The World Meteorological Organisation-WMO on Monday released data indicating that so far, the level of carbon dioxide in the atmosphere rose by a record rate last year.
The annual Greenhouse Gas Bulletin released at the sidelines of the United Nations climate change summit (COP23) in Bonn, Germany, showed carbon dioxide at an average level of 403.3 parts per million. Such levels, according to WMO, are comparable to conditions recorded 3 to 5 million years ago.
The report says the high carbon dioxide levels contributed to global temperature levels increasing to two to three degrees warmer and sea level 10 to 20 metres higher than the present. The report suggests this year will be the second or third warmest in a record stretching back to 1850.
World Meteorological Organization Secretary-General, Petteri Taalas in a statement said the past three years have all been in the top three years in terms of temperature records. According to the statement, from January to September this year, the average global temperatures were approximately 1.1°C above the pre-industrial era.
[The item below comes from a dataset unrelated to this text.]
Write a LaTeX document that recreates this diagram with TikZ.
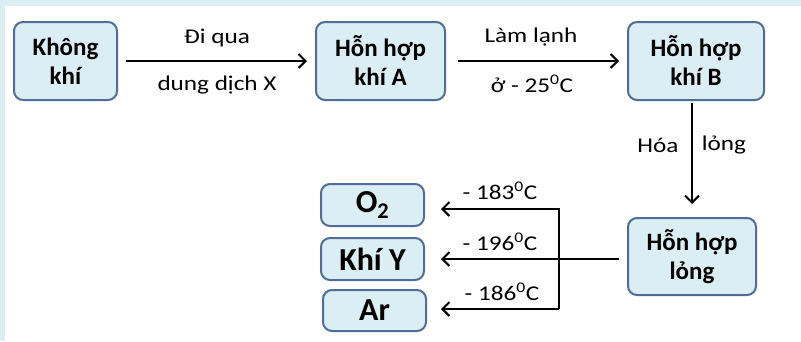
\documentclass[tikz,border=0pt]{standalone}
\usepackage{fontspec}
\setmainfont{Carlito}
\newfontfamily\labelfont[FakeStretch=1.2]{Carlito}
\usetikzlibrary{arrows.meta}
\definecolor{boxfill}{HTML}{DBEEF4}
\definecolor{boxline}{HTML}{4F6D99}
\definecolor{framefill}{HTML}{DAEEF3}
\begin{document}
\begin{tikzpicture}[x=1pt,y=-1pt,
  box/.style={draw=boxline, fill=boxfill, line width=2pt, rounded corners=9pt,
    inner sep=0pt, align=center, font=\fontsize{25}{29}\selectfont\bfseries},
  smallbox/.style={box, font=\fontsize{32}{36}\selectfont\bfseries},
  flow/.style={line width=2pt, -{Straight Barb[length=7pt,width=14pt,line width=2pt]}},
  lab/.style={font=\labelfont\fontsize{21}{25}\selectfont, inner sep=0pt}]
\useasboundingbox (0,0) rectangle (801,341);
% pale frame strips along the top and left edge
\fill[framefill] (0,0) rectangle (801,6);
\fill[framefill] (0,0) rectangle (5,341);

% process boxes
\node[box, minimum width=103pt, minimum height=78pt] (kk) at (65.5,61) {Không\\khí};
\node[box, minimum width=129pt, minimum height=78pt] (ha) at (380.5,61) {Hỗn hợp\\khí A};
\node[box, minimum width=136pt, minimum height=78pt] (hb) at (696,61) {Hỗn hợp\\khí B};
\node[box, minimum width=128pt, minimum height=77pt] (hl) at (692,256.5) {Hỗn hợp\\lỏng};

% products
\node[smallbox, minimum width=103pt, minimum height=42pt] (o2) at (372.5,205) {O\textsubscript{2}};
\node[smallbox, minimum width=103pt, minimum height=42pt] (ky) at (372.5,259) {Khí Y};
\node[smallbox, minimum width=103pt, minimum height=41pt] (ar) at (374.5,310.5) {Ar};

% main flow
\draw[flow, shorten <=8pt, shorten >=8pt] (kk) -- (ha);
\draw[flow, shorten <=12pt, shorten >=8pt] (ha) -- (hb);
\draw[flow, shorten <=2pt, shorten >=13pt] (hb.south -| hl.north) -- (hl.north);

% fractional distillation
\coordinate (jt) at (559,209);
\coordinate (jb) at (559,309);
\draw[flow, shorten <=8pt, shorten >=16pt] (hl.west |- ky.east) -- (ky.east);
\draw[flow, shorten >=16pt] (jb) -- (jt) -- (o2.east |- jt);
\draw[flow, shorten >=14pt] (jb) -- (ar.east |- jb);

% labels
\node[lab] (t1) at (217,38) {Đi qua};
\node[lab] (t2) at (217,85) {dung dịch X};
\node[lab] (t3) at (531,37) {Làm lạnh};
\node[lab] (t4) at (532,84) {ở - 25\textsuperscript{0}C};
\node[lab] (t5) at (658,145) {Hóa};
\node[lab] (t6) at (724,145) {lỏng};
\node[lab] (t7) at (500,191) {- 183\textsuperscript{0}C};
\node[lab] (t8) at (500,242) {- 196\textsuperscript{0}C};
\node[lab] (t9) at (502,292) {- 186\textsuperscript{0}C};
\end{tikzpicture}
\end{document}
He said this was part of a long-term warming trend. “We have witnessed extraordinary weather, including temperatures topping 50C in Asia, record-breaking hurricanes in rapid succession in the Caribbean and Atlantic reaching as far as Ireland, devastating monsoon flooding affecting many millions of people and a relentless drought in East Africa,” he said
Petteri Taalas said further detailed scientific studies would be carried out, but that it was already possible to say that the finding “tell-tale sign of climate change” caused by increased greenhouse gas concentrations from human activities, such as burning fossil fuel and deforestation.
UN Framework Convention on Climate Change Executive Secretary, Patricia Espinosa in a statement reacting to the findings warned of the consequences of failure by the countries take action on a human-induced cause of global warming.
“There is unprecedented and very welcome momentum among governments, but also cities, states, territories, regions, business and civil society,” she said.
World Meteorological Organization hopes that the latest findings will help negotiators at the Climate Change conference and countries to take fast-forwarding ambitious planet-saving efforts as per the 2015 Paris Agreement.